Matthew Taylor on human psychology and political change

One of my students, Nikolas Dawson, hipped me to these nifty animated videos developed from lectures at the RSA, the Royal Society for the encouragement of Arts, Manufactures and Commerce, ‘a cradle of enlightenment thinking and a force for social progress.’ My student was pointing out a video about recent financial crises, RSA Animate – Crises of Capitalism, that combined an edited version of a David Harvey lecture with great animation, but in the process of poking around their website, I realized that there’s an interesting clip for readers at

The video is ‘RSA Animate Matthew Taylor: Left brain, right brain,’ and fortunately, it has virtually nothing to say about ‘left brain’ or ‘right brain,’ but is instead a very interesting discussion of the relation between human psychology and the possibility of social and political change. In addition, the animation is great!

The video is linked to the RSA’s project, The Social Brain, which is a platform for a number of expert speakers to discuss how the things we’re learning about the brain help us to understand a range of social issues. If you want to watch the whole video, but without the animation, you can go to YouTube recording of the whole lecture: Matthew Taylor – Left Brain, Right Brain: Human nature and political values. Matthew Taylor has his own blog as well.

The RSA website also has a piece by our colleague, Joan Chiao, ‘Face Value.’ Chiao discusses why some societies seem to prefer hierarchical governments, and others prefer leadership that promotes great egalitarianism, as well as some of the relationship between research on facial preferences and democratic decision making. She concludes:

This cultural diversity in political preferences and structures is proof that our evolutionary instincts for social hierarchy are not cultural destiny and that, through knowledge of where we come from and imagination about whom we may become, we can come closer to building a society with consideration and compassion for all.

For more information about the RSA, especially the Social Brain project, you can read below.

The Social Brain project

Background to Social Brain project

There are three main strands to the idea that the brain is essentially social.

1) The brain, now it is finally beginning to be understood, turns out to unconsciously execute many of the decision-making processes that were previously thought to be self-consciously produced. The idea that all decisions flow from an executive rational subject, in principle capable of operating in isolation from others, now appears to be at worst false and at best unhelpful.

2) The brain has evolved to develop and function within social networks. For example, a deficit in the neurotransmitter Serotonin (which, amongst other things enables self-control) will result from unstable social environments lacking in qualities like empthy. Or, another example: mirror neurons are designed to enable (amongst other things) altruistic behaviour that facilitates social cohesion and allows an agent to successfully engage with others (and thus to achieve her own goals).

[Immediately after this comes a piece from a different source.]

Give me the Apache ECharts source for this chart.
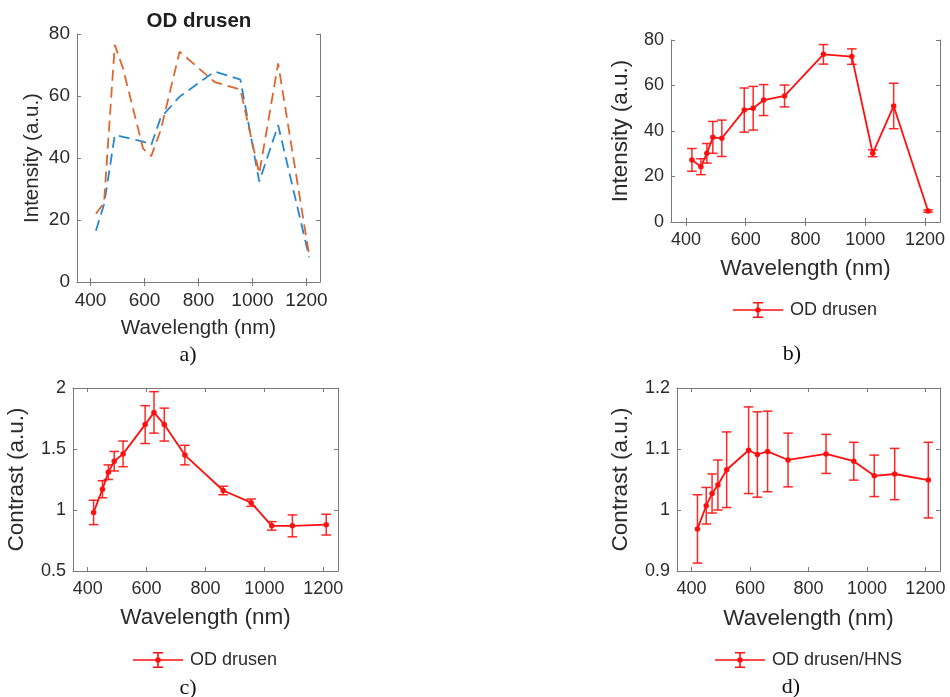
<!DOCTYPE html>
<html>
<head>
<meta charset="utf-8">
<script src="https://cdn.jsdelivr.net/npm/echarts@6/dist/echarts.min.js"></script>
<style>
  html, body { margin: 0; padding: 0; background: #ffffff; }
  #chart { width: 950px; height: 697px; }
</style>
</head>
<body>
<div id="chart"></div>
<script>
// Illumination wavelengths (nm) shared by all four panels
const wavelengths = [420, 450, 470, 490, 520, 595, 625, 660, 730, 860, 955, 1025, 1095, 1210];

// a) OD drusen intensity, two traces
const intensityTraceBlue   = [16.5, 25, 36, 47.4, 46.8, 45.3, 44.2, 53, 59.8, 67.9, 65.3, 32.4, 50.6, 8];
const intensityTraceOrange = [22, 25.5, 51, 76.5, 69, 43, 40.6, 49, 74.3, 64.5, 62.1, 35, 70.5, 8.5];

// b) mean intensity with standard deviation
const intensityMean = [27.3, 24.3, 30.2, 37.2, 36.8, 49.2, 50, 53.6, 55.4, 73.7, 72.7, 30.2, 51, 4.8];
const intensityErr  = [5, 3.5, 4.3, 7, 8, 9.7, 9.6, 6.8, 4.8, 4.3, 3.4, 1.5, 10, 0.5];

// c) contrast of drusen
const contrastMean = [0.98, 1.17, 1.31, 1.40, 1.46, 1.70, 1.80, 1.70, 1.45, 1.16, 1.06, 0.87, 0.87, 0.88];
const contrastErr  = [0.10, 0.07, 0.06, 0.08, 0.105, 0.155, 0.17, 0.135, 0.08, 0.035, 0.03, 0.035, 0.09, 0.085];

// d) contrast of drusen relative to HNS
const ratioMean = [0.969, 1.007, 1.027, 1.041, 1.066, 1.098, 1.091, 1.096, 1.082, 1.092, 1.080, 1.056, 1.059, 1.049];
const ratioErr  = [0.056, 0.03, 0.032, 0.041, 0.062, 0.071, 0.07, 0.066, 0.044, 0.032, 0.031, 0.034, 0.042, 0.062];

// Axis ticks
const xTicks = [400, 600, 800, 1000, 1200];
const xRange = [350, 1250];

const FONT = '"Liberation Sans", Helvetica, Arial, sans-serif';
const SERIF = '"Liberation Serif", "Times New Roman", serif';
const AXIS_COLOR = '#7a7a7a';
const TEXT_COLOR = '#2b2b2b';
const RED = '#ff1010';

const grids = [
  { left: 77,  top: 34,  width: 243, height: 248 },
  { left: 671, top: 40,  width: 269, height: 182 },
  { left: 73,  top: 388, width: 265, height: 183 },
  { left: 677, top: 388, width: 263, height: 183 }
];

// per-panel axis settings
const yCfg = [
  { min: 0,   max: 80,  interval: 20,  name: 'Intensity (a.u.)', gap: 34, tick: 19, title: 20.5, xGap: 36 },
  { min: 0,   max: 80,  interval: 20,  name: 'Intensity (a.u.)', gap: 39, tick: 18, title: 22.5, xGap: 35 },
  { min: 0.5, max: 2,   interval: 0.5, name: 'Contrast (a.u.)',  gap: 45, tick: 18, title: 22.5, xGap: 35 },
  { min: 0.9, max: 1.2, interval: 0.1, name: 'Contrast (a.u.)',  gap: 45, tick: 18, title: 22.5, xGap: 36 }
];

const lineCommon = { show: true, lineStyle: { color: AXIS_COLOR, width: 1 } };
const tickCommon = { show: true, inside: true, length: 4, lineStyle: { color: AXIS_COLOR, width: 1 } };
const plain = (v) => String(+v.toFixed(3));

const xAxes = [];
const yAxes = [];
grids.forEach((g, i) => {
  const c = yCfg[i];
  // bottom axis with labels
  xAxes.push({
    type: 'value', gridIndex: i, min: xRange[0], max: xRange[1], position: 'bottom',
    name: 'Wavelength (nm)', nameLocation: 'middle', nameGap: c.xGap,
    nameTextStyle: { fontFamily: FONT, fontSize: c.title, color: TEXT_COLOR },
    axisLine: lineCommon,
    axisTick: Object.assign({}, tickCommon, { customValues: xTicks }),
    axisLabel: { customValues: xTicks, formatter: plain, fontFamily: FONT, fontSize: c.tick, color: TEXT_COLOR, margin: 9 },
    splitLine: { show: false }
  });
  // top edge of the box
  xAxes.push({
    type: 'value', gridIndex: i, min: xRange[0], max: xRange[1], position: 'top',
    axisLine: lineCommon,
    axisTick: Object.assign({}, tickCommon, { customValues: xTicks }),
    axisLabel: { show: false }, splitLine: { show: false }
  });
  yAxes.push({
    type: 'value', gridIndex: i, min: c.min, max: c.max, interval: c.interval, position: 'left',
    name: c.name, nameLocation: 'middle', nameGap: c.gap,
    nameTextStyle: { fontFamily: FONT, fontSize: c.title, color: TEXT_COLOR },
    axisLine: lineCommon, axisTick: tickCommon,
    axisLabel: { formatter: plain, fontFamily: FONT, fontSize: c.tick, color: TEXT_COLOR, margin: 7 },
    splitLine: { show: false }
  });
  yAxes.push({
    type: 'value', gridIndex: i, min: c.min, max: c.max, interval: c.interval, position: 'right',
    axisLine: lineCommon, axisTick: tickCommon,
    axisLabel: { show: false }, splitLine: { show: false }
  });
});

const pairs = (ys) => wavelengths.map((w, k) => [w, ys[k]]);
const triples = (ys, es) => wavelengths.map((w, k) => [w, ys[k], es[k]]);

// Vertical error bar with caps, positioned through the axis scales
function renderErrorBar(params, api) {
  const x = api.value(0), y = api.value(1), e = api.value(2);
  const top = api.coord([x, y + e]);
  const bot = api.coord([x, y - e]);
  const half = 4.8;
  const style = { stroke: RED, lineWidth: 1.5, opacity: 0.9 };
  return {
    type: 'group',
    children: [
      { type: 'line', shape: { x1: top[0], y1: top[1], x2: bot[0], y2: bot[1] }, style },
      { type: 'line', shape: { x1: top[0] - half, y1: top[1], x2: top[0] + half, y2: top[1] }, style },
      { type: 'line', shape: { x1: bot[0] - half, y1: bot[1], x2: bot[0] + half, y2: bot[1] }, style }
    ]
  };
}

function errorPanel(gridIdx, name, mean, err) {
  return [
    {
      type: 'custom', xAxisIndex: gridIdx * 2, yAxisIndex: gridIdx * 2,
      renderItem: renderErrorBar, data: triples(mean, err),
      encode: { x: 0, y: 1 }, silent: true, z: 2
    },
    {
      type: 'line', name: name, xAxisIndex: gridIdx * 2, yAxisIndex: gridIdx * 2,
      data: pairs(mean), symbol: 'circle', symbolSize: 5.5, showSymbol: true,
      lineStyle: { color: RED, width: 1.8 }, itemStyle: { color: RED }, z: 3
    }
  ];
}

// Legend glyph: line with error bar and marker
const errIcon = 'path://M0 7.2H50V8.8H0Z M24.2 0H25.8V16H24.2Z M20 0H30V1.5H20Z M20 14.5H30V16H20Z M22.2 8A2.8 2.8 0 1 1 27.8 8A2.8 2.8 0 1 1 22.2 8Z';

const legendBase = {
  icon: errIcon, itemWidth: 50, itemHeight: 16, padding: 0,
  textStyle: { fontFamily: FONT, fontSize: 18, color: TEXT_COLOR, padding: [0, 0, 0, 2] },
  selectedMode: false
};

const option = {
  animation: false,
  backgroundColor: '#ffffff',
  grid: grids,
  xAxis: xAxes,
  yAxis: yAxes,
  legend: [
    Object.assign({}, legendBase, { data: ['OD drusen'], left: 733, top: 301 }),
    Object.assign({}, legendBase, { data: ['OD drusen'], left: 133, top: 651 }),
    Object.assign({}, legendBase, { data: ['OD drusen/HNS'], left: 715, top: 651 })
  ],
  series: [
    {
      type: 'line', name: 'trace 1', xAxisIndex: 0, yAxisIndex: 0,
      data: pairs(intensityTraceBlue), symbol: 'none',
      lineStyle: { color: '#2488d0', width: 1.8, type: [11, 6] }
    },
    {
      type: 'line', name: 'trace 2', xAxisIndex: 0, yAxisIndex: 0,
      data: pairs(intensityTraceOrange), symbol: 'none',
      lineStyle: { color: '#e0662f', width: 1.8, type: [11, 6] }
    },
    ...errorPanel(1, 'OD drusen', intensityMean, intensityErr),
    ...errorPanel(2, 'OD drusen', contrastMean, contrastErr),
    ...errorPanel(3, 'OD drusen/HNS', ratioMean, ratioErr)
  ],
  graphic: [
    {
      type: 'text', x: 199, y: 21,
      style: { text: 'OD drusen', font: 'bold 20.5px ' + FONT, fill: '#1e1e1e', align: 'center', verticalAlign: 'middle' }
    }
  ].concat([
    ['a)', 188, 355], ['b)', 792, 354], ['c)', 188, 688], ['d)', 791, 687]
  ].map(([t, x, y]) => ({
    type: 'text', x: x, y: y,
    style: { text: t, font: '22px ' + SERIF, fill: '#111', align: 'center', verticalAlign: 'middle' }
  })))
};

const chart = echarts.init(document.getElementById('chart'), null, { renderer: 'canvas' });
chart.setOption(option);
</script>
</body>
</html>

3) Even when we do make self-conscious decisions these are partly constituted by systematic biases that are fundamentally social. For example, behavioural economists have shown that people often indulge in herd behaviour. Game-theorists have also shown that it can be optimally rational to act altruistically because an agent’s good reputation amongst her fellows is massively important for her ability to successfully negotiate the social world. And as neuroscientists like Antonio Damasio have shown, these kinds of socially motivated biases have their basis in the neurology of the brain.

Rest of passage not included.